Purchase: Back in the simple MRP journal, you change the quantity to buy another 5 pieces. If you have a stock keeping unit card with a vendor number on that location, the vendor number fills in automatically. You carry out actions, and it creates a purchase line for 5 pieces. Carrying out now produces two separate orders with two different supply channels.
Transfer: You can also transfer the item. The useful part is that you can transfer in the opposite direction of the normal flow. The item normally fills up from the production location to Copenhagen, but you can pull it back from Copenhagen with a transfer order. You set 7 pieces and carry out. The planning worksheet now shows three lines: a transfer order, a purchase order, and a production order.
You can transfer from other locations too. You could pull 2 pieces back from Hamburg instead of Copenhagen, with its own date.
Handling lines with the same combination
If you create another line with a combination that already exists in the reverse planning worksheet, Business Central reacts. Say you add 8 pieces to transfer back from Copenhagen on 8 May, but you already made a reverse planning worksheet line combining production and Copenhagen. When you carry out, the system sees the existing combination and asks whether you want to add to the existing line or create a new line.
The same applies if you produce again, or purchase again from the same vendor. Choose to add, and the quantity goes onto the existing line. Choose to create a new line, and you get a second line with the same combination but a different date.
In the example, you end up with two Copenhagen transfer lines with two different dates. With combined shipment, those two lines become one transfer order. The same logic lets you build one purchase order with several lines for the same item, each with different dates and quantities.

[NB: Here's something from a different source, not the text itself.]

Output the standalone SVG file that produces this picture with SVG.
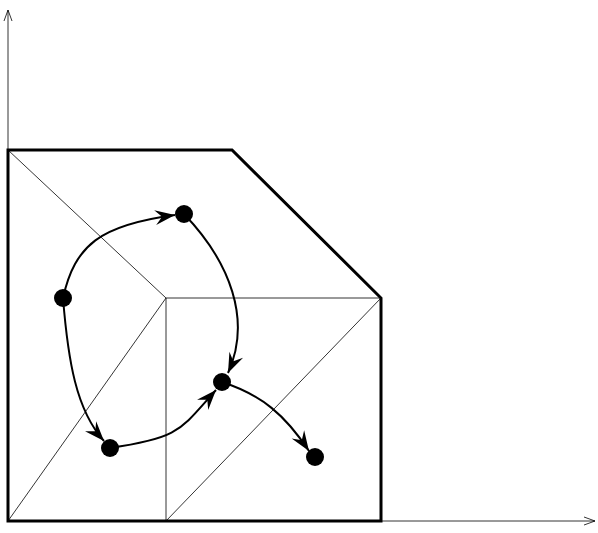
<svg xmlns="http://www.w3.org/2000/svg" width="598" height="533" viewBox="0 0 598 533">
<style>
.thin{fill:none;stroke:#000;stroke-width:0.8}
.thick{fill:none;stroke:#000;stroke-width:3}
.axis{fill:none;stroke:#000;stroke-width:0.8}
.edge{fill:none;stroke:#000;stroke-width:2;marker-end:url(#ah)}
.node{fill:#000}
</style>
<defs>
<marker id="ah" viewBox="-22 -9 24 18" refX="0" refY="0" markerWidth="24" markerHeight="18" markerUnits="userSpaceOnUse" orient="auto">
<path d="M0,0 L-20,-7.5 L-13,0 L-20,7.5 Z" fill="#000"/>
</marker>
<marker id="ax" viewBox="-12 -6 14 12" refX="0" refY="0" markerWidth="14" markerHeight="12" markerUnits="userSpaceOnUse" orient="auto">
<path d="M-11,-4 L0,0 L-11,4" fill="none" stroke="#000" stroke-width="0.8"/>
</marker>
</defs>
<g id="axes">
<line class="axis" x1="8" y1="521" x2="8" y2="10" marker-end="url(#ax)"/>
<line class="axis" x1="8" y1="521" x2="595" y2="521" marker-end="url(#ax)"/>
</g>
<g id="frame">
<line class="thin" x1="8" y1="150" x2="166" y2="298"/>
<line class="thin" x1="166" y1="298" x2="381" y2="298"/>
<line class="thin" x1="166" y1="298" x2="166" y2="521"/>
<line class="thin" x1="166" y1="298" x2="8" y2="521"/>
<line class="thin" x1="381" y1="298" x2="166" y2="521"/>
<polygon class="thick" points="8,150 232,150 381,298 381,521 8,521"/>
</g>
<g id="connectors">
<path class="edge" d="M63,298 C75,245 100,225 175,215"/>
<path class="edge" d="M184,214 C230,262 252,320 228,373"/>
<path class="edge" d="M63,298 C68,360 76,410 104,441"/>
<path class="edge" d="M110,448 C180,438 180,430 216,390"/>
<path class="edge" d="M222,382 C262,395 285,415 309,451"/>
</g>
<g id="n1"><circle class="node" cx="63" cy="298" r="9"/></g>
<g id="n2"><circle class="node" cx="184" cy="214" r="9"/></g>
<g id="n3"><circle class="node" cx="222" cy="382" r="9"/></g>
<g id="n4"><circle class="node" cx="110" cy="448" r="9"/></g>
<g id="n5"><circle class="node" cx="315" cy="457" r="9"/></g>
</svg>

Why this flexibility matters
Reverse planning gives you a high degree of control over how supply orders are created manually. You start from a calculated MRP suggestion, then split, redirect, and combine the supply to match what is actually possible. You decide per line whether to produce, purchase, or transfer, and from which location, without changing the underlying item or stock keeping unit setup.
Q&A
Can I change the replenishment system without editing the item card?

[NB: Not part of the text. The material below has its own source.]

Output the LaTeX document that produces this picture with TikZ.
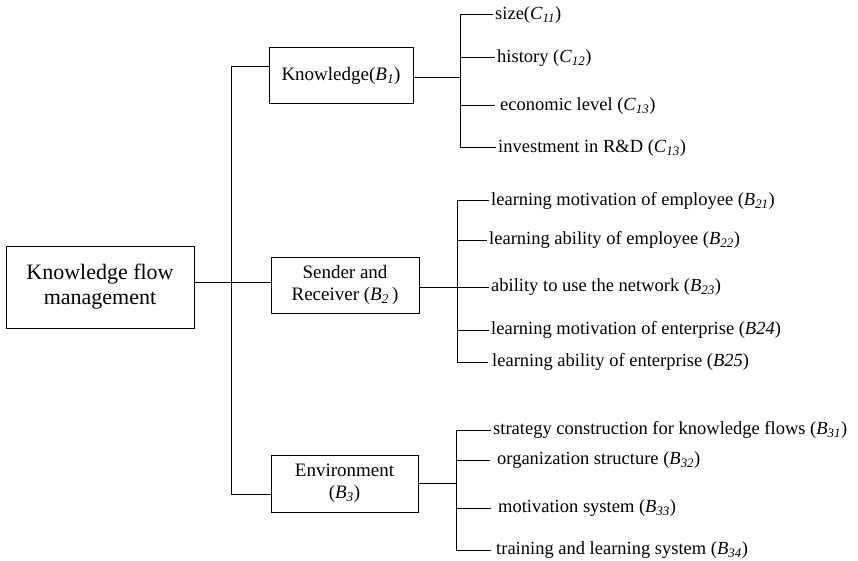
\documentclass[tikz,border=0pt]{standalone}
\usepackage{fontspec}
\setmainfont{Liberation Serif}
\usetikzlibrary{positioning}
\newcommand{\idx}[2]{\textit{#1}\textsubscript{\textit{#2}}}

\begin{document}
\begin{tikzpicture}[
    x=1pt, y=-1pt,
    box/.style={draw, line width=1pt, align=center, inner sep=0pt, font=\fontsize{19}{22}\selectfont},
    leaf/.style={anchor=west, inner xsep=2pt, inner ysep=0pt, font=\fontsize{18.5}{22}\selectfont},
    link/.style={line width=1pt},
]
\useasboundingbox (0,0) rectangle (858,561);

% Root and criteria
\node[box, minimum width=188pt, minimum height=82pt, font=\fontsize{22}{25}\selectfont] (root) at (100,287) {Knowledge flow\\management};
\node[box, minimum width=144pt, minimum height=56pt] (b1) at (341,76) {Knowledge(\idx{B}{1})};
\node[box, minimum width=148pt, minimum height=56pt] (b2) at (345,285) {Sender and\\Receiver (\idx{B}{2}\,)};
\node[box, minimum width=147pt, minimum height=57pt] (b3) at (344.5,483.5) {Environment\\(\idx{B}{3})};

% Trunk
\coordinate (tt) at (231,67);
\coordinate (tm) at (231,282);
\coordinate (tb) at (231,494);
\draw[link] (b1.west |- tt) -- (tt) -- (tb) -- (b3.west |- tb);
\draw[link] (root.east |- tm) -- (b2.west |- tm);

% Knowledge
\coordinate (s1) at (460,78);
\node[leaf] (c11) at (493,15) {size(\idx{C}{11})};
\node[leaf] (c12) at (495,58) {history (\idx{C}{12})};
\node[leaf] (c13) at (495,106) {\hspace*{3pt}economic level (\idx{C}{13})};
\node[leaf] (c14) at (496,148) {investment in R\&D (\idx{C}{13})};
\draw[link] (b1.east |- s1) -- (s1);
\draw[link] (c11.west) -- (c11.west -| s1) -- (c14.west -| s1) -- (c14.west);
\draw[link] (c12.west -| s1) -- (c12.west);
\draw[link] (c13.west -| s1) -- (c13.west);

% Sender and receiver
\coordinate (s2) at (457,287);
\node[leaf] (c21) at (489,201) {learning motivation of employee (\idx{B}{21})};
\node[leaf] (c22) at (487,240) {learning ability of employee (\idx{B}{22})};
\node[leaf] (c23) at (489,287) {ability to use the network (\idx{B}{23})};
\node[leaf] (c24) at (489,330) {learning motivation of enterprise (\textit{B24})};
\node[leaf] (c25) at (488,362) {\hspace*{2pt}learning ability of enterprise (\textit{B25})};
\draw[link] (b2.east |- s2) -- (s2);
\draw[link] (c21.west) -- (c21.west -| s2) -- (c25.west -| s2) -- (c25.west);
\draw[link] (c22.west -| s2) -- (c22.west);
\draw[link] (c23.west -| s2) -- (c23.west);
\draw[link] (c24.west -| s2) -- (c24.west);

% Environment
\coordinate (s3) at (456,483);
\node[leaf] (c31) at (491,430) {strategy construction for knowledge flows (\idx{B}{31})};
\node[leaf] (c32) at (490,460) {\hspace*{5pt}organization structure (\idx{B}{32})};
\node[leaf] (c33) at (491,508) {\hspace*{5pt}motivation system (\idx{B}{33})};
\node[leaf] (c34) at (491,550) {\hspace*{3pt}training and learning system (\idx{B}{34})};
\draw[link] (b3.east |- s3) -- (s3);
\draw[link] (c31.west) -- (c31.west -| s3) -- (c34.west -| s3) -- (c34.west);
\draw[link] (c32.west -| s3) -- (c32.west);
\draw[link] (c33.west -| s3) -- (c33.west);

\end{tikzpicture}
\end{document}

Yes. With reverse planning you change the replenishment system directly in the planning journal. You are not bound by the replenishment system set on the stock keeping unit card or item card.
Can I supply a single demand with several different methods?

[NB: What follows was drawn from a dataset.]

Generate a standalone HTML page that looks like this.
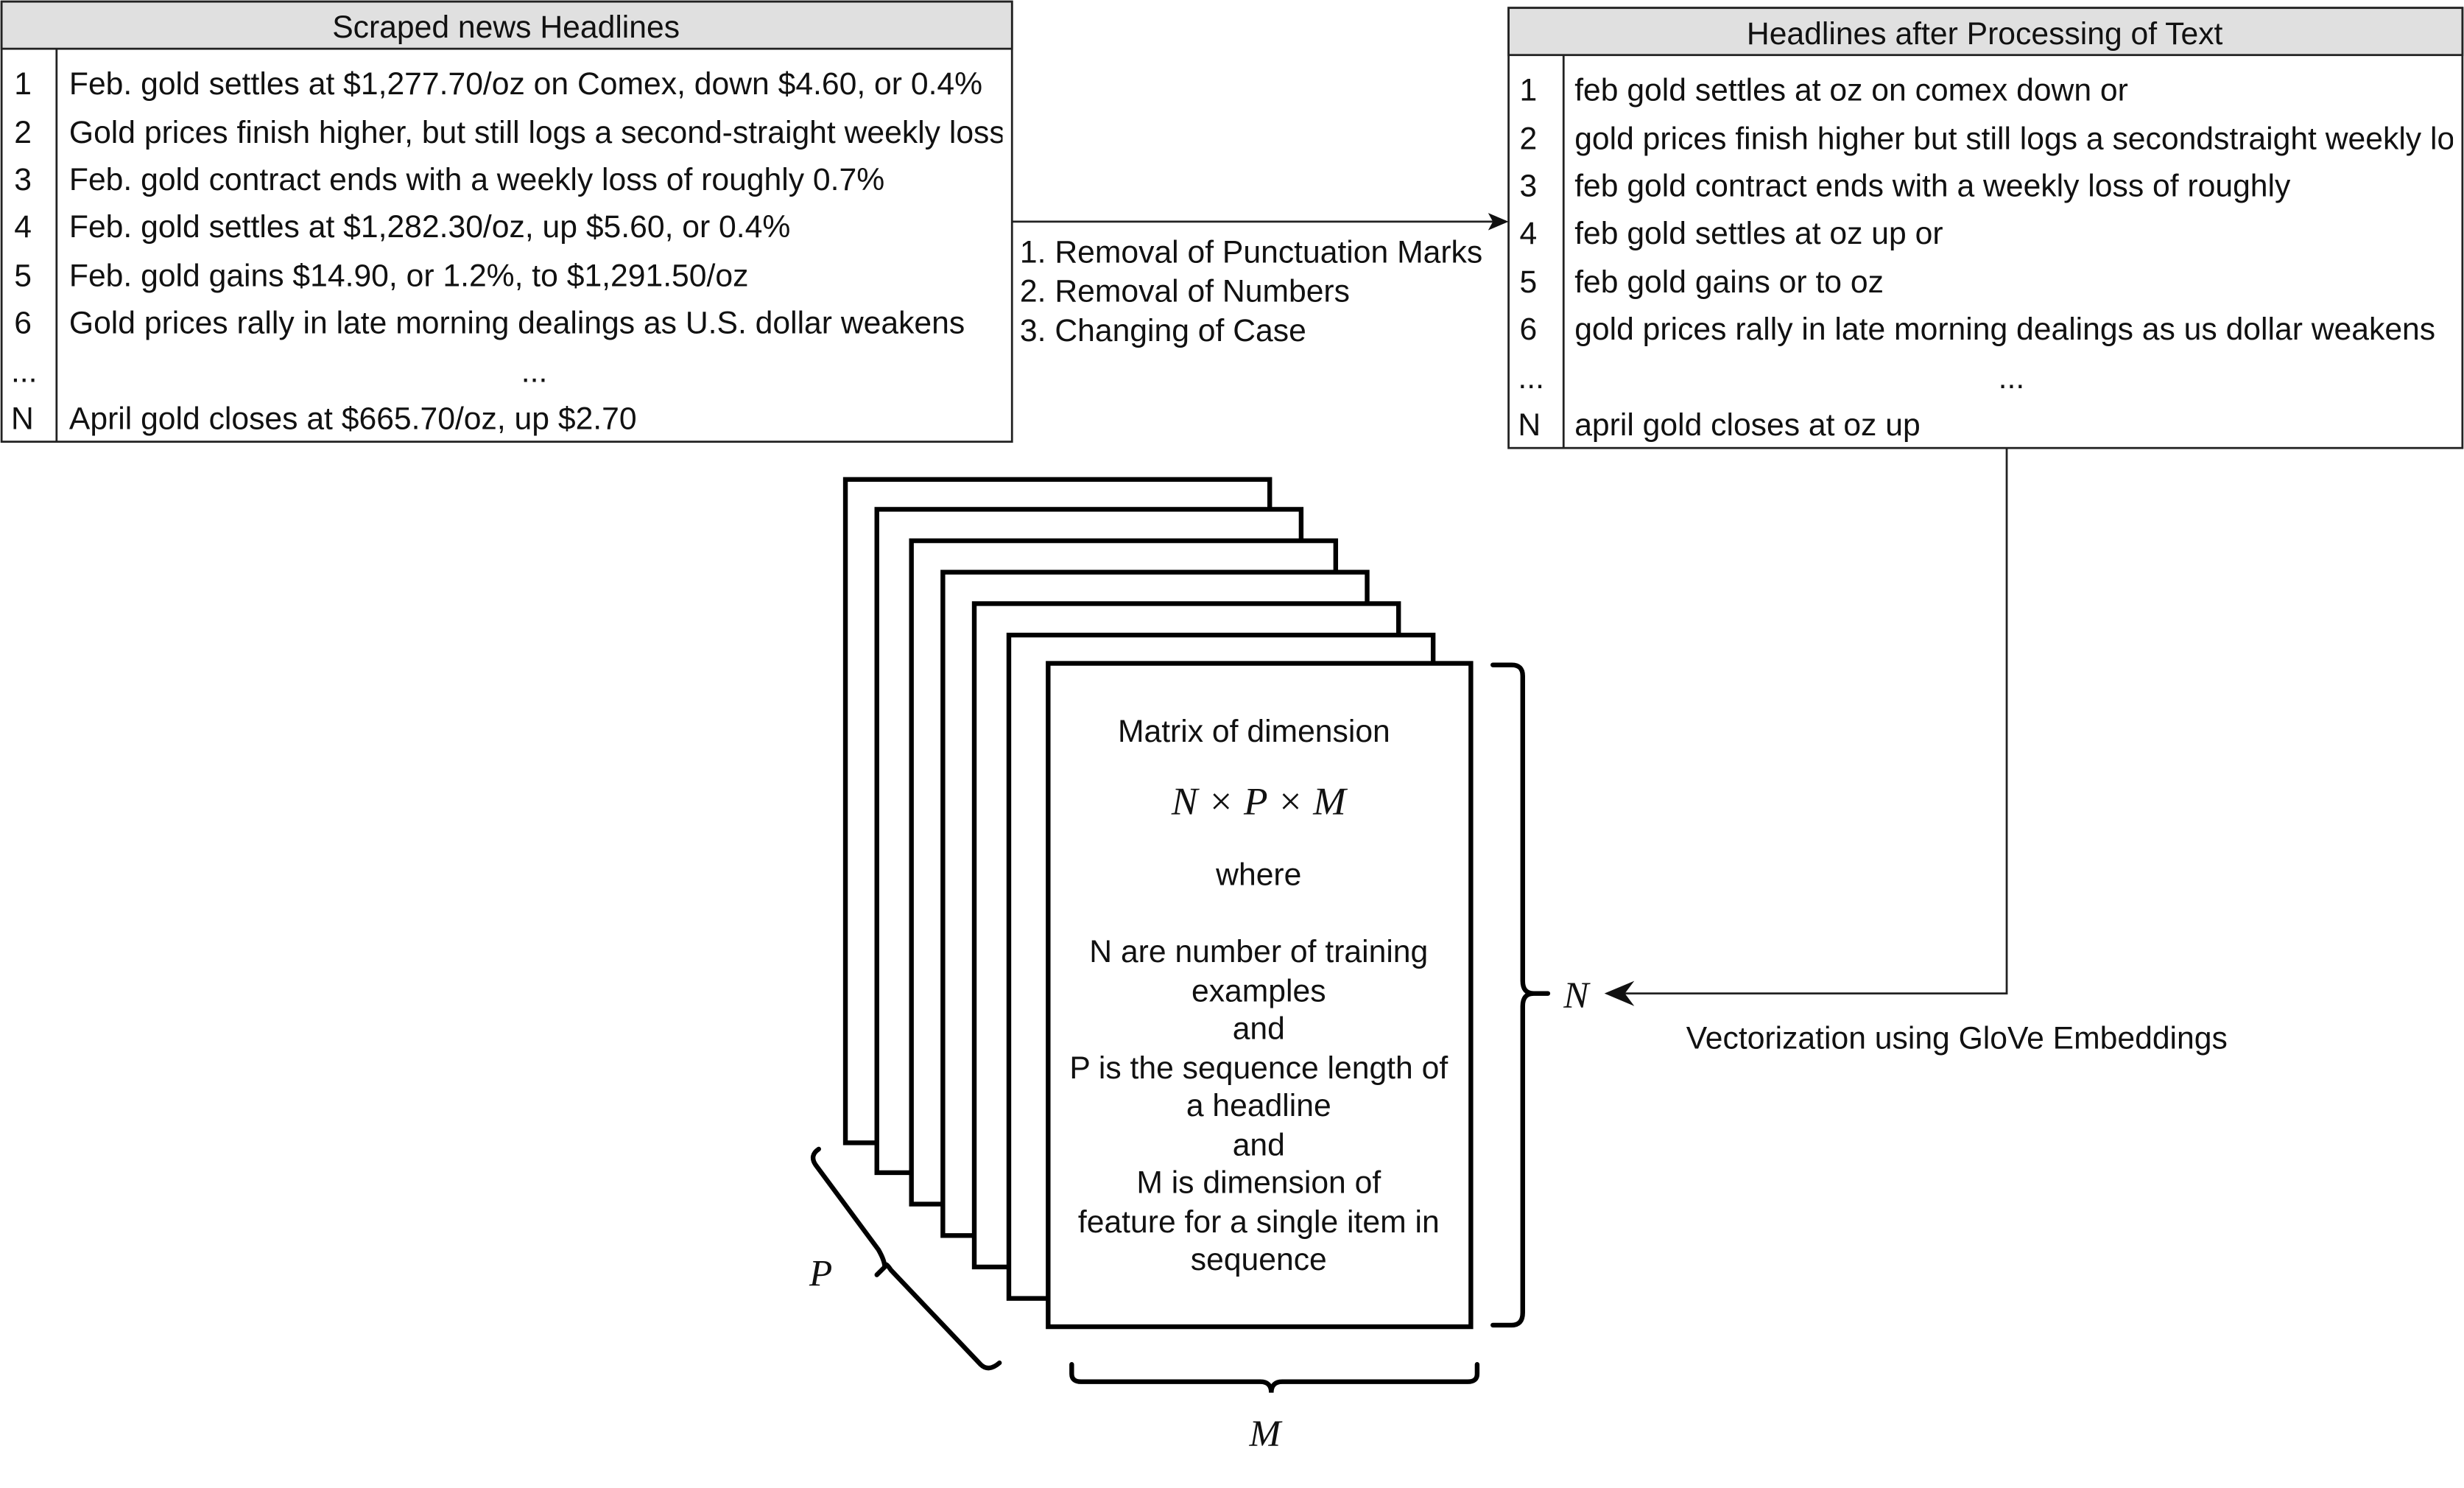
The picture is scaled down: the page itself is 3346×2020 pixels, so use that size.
<!DOCTYPE html>
<html><head><meta charset="utf-8"><style>
html,body{margin:0;padding:0;background:#fff;width:3346px;height:2020px;overflow:hidden}
text{font-family:"Liberation Sans",sans-serif;fill:#111}
.s{font-family:"Liberation Serif",serif;font-style:italic}
</style></head><body>
<svg width="3346" height="2020" viewBox="0 0 1568 946.6" xmlns="http://www.w3.org/2000/svg">
<defs>
<clipPath id="cl"><rect x="36" y="31" width="602" height="250"/></clipPath>
<clipPath id="cr"><rect x="995" y="35" width="566" height="250"/></clipPath>
</defs>
<!-- left table -->
<rect x="1" y="1" width="643" height="280" fill="#fff" stroke="#222" stroke-width="1.3"/>
<rect x="1" y="1" width="643" height="30" fill="#e0e0e0" stroke="#222" stroke-width="1.3"/>
<line x1="36" y1="31" x2="36" y2="281" stroke="#222" stroke-width="1.3"/>
<text x="322" y="24" font-size="20" text-anchor="middle">Scraped news Headlines</text>
<g font-size="20">
<text x="9" y="60">1</text><text x="9" y="91">2</text><text x="9" y="121">3</text><text x="9" y="151">4</text><text x="9" y="182">5</text><text x="9" y="212">6</text><text x="7" y="243">...</text><text x="7" y="273">N</text>
<g clip-path="url(#cl)">
<text x="44" y="60">Feb. gold settles at $1,277.70/oz on Comex, down $4.60, or 0.4%</text>
<text x="44" y="91">Gold prices finish higher, but still logs a second-straight weekly loss</text>
<text x="44" y="121">Feb. gold contract ends with a weekly loss of roughly 0.7%</text>
<text x="44" y="151">Feb. gold settles at $1,282.30/oz, up $5.60, or 0.4%</text>
<text x="44" y="182">Feb. gold gains $14.90, or 1.2%, to $1,291.50/oz</text>
<text x="44" y="212">Gold prices rally in late morning dealings as U.S. dollar weakens</text>
<text x="340" y="243" text-anchor="middle">...</text>
<text x="44" y="273">April gold closes at $665.70/oz, up $2.70</text>
</g></g>
<!-- right table -->
<rect x="960" y="5" width="607" height="280" fill="#fff" stroke="#222" stroke-width="1.3"/>
<rect x="960" y="5" width="607" height="30" fill="#e0e0e0" stroke="#222" stroke-width="1.3"/>
<line x1="995" y1="35" x2="995" y2="285" stroke="#222" stroke-width="1.3"/>
<text x="1263" y="28" font-size="20" text-anchor="middle">Headlines after Processing of Text</text>
<g font-size="20">
<text x="967" y="64">1</text><text x="967" y="95">2</text><text x="967" y="125">3</text><text x="967" y="155">4</text><text x="967" y="186">5</text><text x="967" y="216">6</text><text x="966" y="247">...</text><text x="966" y="277">N</text>
<g clip-path="url(#cr)">
<text x="1002" y="64">feb gold settles at oz on comex down or</text>
<text x="1002" y="95">gold prices finish higher but still logs a secondstraight weekly loss</text>
<text x="1002" y="125">feb gold contract ends with a weekly loss of roughly</text>
<text x="1002" y="155">feb gold settles at oz up or</text>
<text x="1002" y="186">feb gold gains or to oz</text>
<text x="1002" y="216">gold prices rally in late morning dealings as us dollar weakens</text>
<text x="1280" y="247" text-anchor="middle">...</text>
<text x="1002" y="277">april gold closes at oz up</text>
</g></g>
<!-- arrow between tables -->
<line x1="644" y1="141" x2="950" y2="141" stroke="#222" stroke-width="1.3"/>
<path d="M960 141 L947 135.5 L950 141 L947 146.5Z" fill="#111"/>
<g font-size="20">
<text x="649" y="167">1. Removal of Punctuation Marks</text>
<text x="649" y="192">2. Removal of Numbers</text>
<text x="649" y="217">3. Changing of Case</text>
</g>
<!-- connector to N -->
<polyline points="1277,285 1277,632 1032,632" fill="none" stroke="#222" stroke-width="1.3"/>
<path d="M1021 632 L1040 624 L1034 632 L1040 640Z" fill="#111"/>
<text class="s" x="995" y="641" font-size="24">N</text>
<text x="1073" y="667" font-size="20">Vectorization using GloVe Embeddings</text>
<!-- stacked sheets -->
<g fill="#fff" stroke="#000" stroke-width="3">
<rect x="538" y="305" width="270" height="422"/>
<rect x="558" y="324" width="270" height="422"/>
<rect x="580" y="344" width="270" height="422"/>
<rect x="600" y="364" width="270" height="422"/>
<rect x="620" y="384" width="270" height="422"/>
<rect x="642" y="404" width="270" height="422"/>
<rect x="667" y="422" width="269" height="422"/>
</g>
<g font-size="20" text-anchor="middle">
<text x="798" y="472">Matrix of dimension</text>
<text class="s" x="801" y="518" font-size="25">N × P × M</text>
<text x="801" y="563">where</text>
<text x="801" y="612">N are number of training</text>
<text x="801" y="637">examples</text>
<text x="801" y="661">and</text>
<text x="801" y="686">P is the sequence length of</text>
<text x="801" y="710">a headline</text>
<text x="801" y="735">and</text>
<text x="801" y="759">M is dimension of</text>
<text x="801" y="784">feature for a single item in</text>
<text x="801" y="808">sequence</text>
</g>
<!-- braces -->
<g fill="none" stroke="#000" stroke-width="3" stroke-linecap="round">
<path d="M950 423 H962 Q969 423 969 430 V624 Q969 632 976 632 H985 M976 632 Q969 632 969 640 V835 Q969 843 962 843 H950"/>
<path d="M682 868 V874 Q682 879 688 879 H802 Q809 879 809 886 Q809 879 816 879 H934 Q940 879 940 874 V868"/>
<path d="M521 731 Q515 735 519 741 L559 795 Q563 802 563 806 Q563 802 567 808 L624 868 Q629 873 636 867"/>
<path d="M563 806 L558 811"/>
</g>
<text class="s" x="515" y="818" font-size="24">P</text>
<text class="s" x="795" y="920" font-size="24">M</text>
</svg>
</body></html>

Yes. You can split one demand into multiple lines, for example producing 10 pieces, purchasing 5, and transferring 7, each becoming a separate order with its own supply channel.
Can I transfer an item in the opposite direction of its normal flow?
Yes. If an item normally moves from your production location to Copenhagen, reverse planning lets you create a transfer order that pulls it back from Copenhagen instead.
What happens when I create a line with a combination that already exists?
Business Central asks whether you want to add to the existing line or create a new line with the same combination. This applies to production, purchase from the same vendor, and transfers from the same location.
How do I keep a planning line after carry out?
Check the “keep line after carry out” column. The line stays in the journal after you run carry out and creates a corresponding line in the reverse planning worksheet.
Can several transfer lines for the same location become one order?
Yes. If you use combined shipment, multiple transfer lines for the same location merge into a single transfer order. The same applies to purchase lines on one purchase order with different dates and quantities.